Deutsche Welle: Итак, отчего немецкие театры так любят ставить русскую классику?
Штефан Шмидтке: Любовь немцев к русскому театру многогранна. Во-первых, это любовь к текстам, которые уже имеются в наличии. Вот уже 100 лет немецкий театр питается из русских источников. Достоевский, Чехов и многие другие всегда имели, имеют и будут иметь свое место на немецкой сцене. Во-вторых, это любовь к современному российскому театру. Живой контакт с русской театральной школой возникает тогда, когда ее представители приезжают сюда на гастроли. В прошлом сезоне, в рамках Года России в Германии, на нашей сцене было показано восемь российских постановок. Конечно, это капля в море, но тем не менее.
Гастроли были интересны не только нашему зрителю, но и нам самим, работникам театра. Когда ты видишь, как и что ставят в других странах, неизбежно возникает творческий диалог. На Западе часто думают, что в России продолжают работать исключительно по системе Станиславского. Это не так. Театр в России многогранен, интересен, он меняется, появляются совершенно новые формы. Это очень интересно. К нам приезжали, к примеру, Мастерская Фоменко и Лаборатория Крымова. Это два совершенно разных театра.

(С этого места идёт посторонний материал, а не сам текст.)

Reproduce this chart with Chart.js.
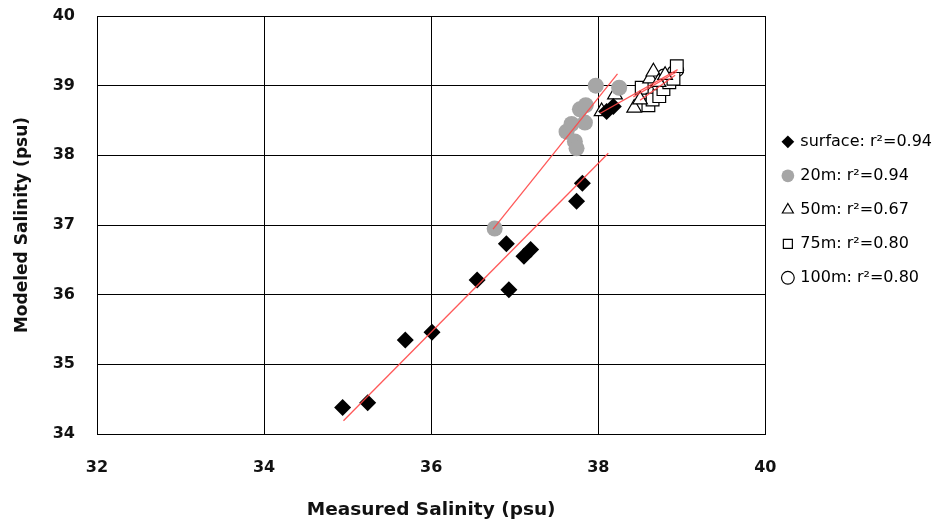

- Новые формы? Что именно вы имеете в виду?
- Просто там больше нет догматизма. В России многие уже ушли от психологического театра. Есть документальный театр, есть экспериментальные площадки. И все это уже не на уровне дискуссии. Вопрос, нужно ли это, можно ли, больше не ставится. Все это уже живет в российском театре. Стоит только заглянуть в список номинантов на последнюю "Золотую маску"! Есть новые имена, новые театры, новые пьесы.
Любые изменения в театре – дело очень индивидуальное. Хотя, конечно, один театр влияет на другой, начинается конкуренция, и из этой общей "борьбы" рождается что-то новое. Но обозначить какую-то одну основную тенденцию я бы не решился.
- Каким театр видите вы?
- Театр для меня – это диалог. Речь не о разговорах, которые мы ведем о театре. Речь о том, что происходит каждый вечер - и с одной стороны занавеса, и с другой. Приходят люди, и одни пытаются интеллигентно развлекать других. Лично меня как человека восприимчивого трогают трагедийные моменты, мелодрама. Люблю Чехова, потому что мне интересно наблюдать за тем, как он размышляет о трагедии потока жизни.
Театр – это машина времени. Здесь волшебным образом можно перепрыгивать целые века, преодолевая пространства и время. Мне нравится, когда в ходе действия одна иллюзия сменяется другой, когда иллюзия перестает быть иллюзией.
- А чего хочет немецкий зритель?
- Я уже некоторое время наблюдаю за зрителями в Дюссельдорфе. Здесь любят истории: когда на сцене постепенно, шаг за шагом идет повествование. У нас есть такие спектакли. Но есть у нас и "Процесс", поставленный Андреем Могучим (сцена из спектакля - на заглавной фотографии). Это полифония театральных инструментов: музыка, пластика, сценография, актерское мастерство. Это невероятно взрывной, активный спектакль.
- За кем (или за чем) будущее?
- Я замечаю, что в театре все большую роль играет изобразительное искусство. Фотографы, художники, иллюстраторы становятся сценографами.
- Чего в театре еще не было?
- Все было уже. Уже все было в театре. Правда. Но в современных молодых немецких режиссерах мне нравится их чистота. Они все такие совестливые, такие морально стерильные. Ставят романтические мелодрамы. Это очень хорошо! Хотя немножко скучно, конечно. Но, видимо, этого не хватает в обществе: чистоты и совестливости.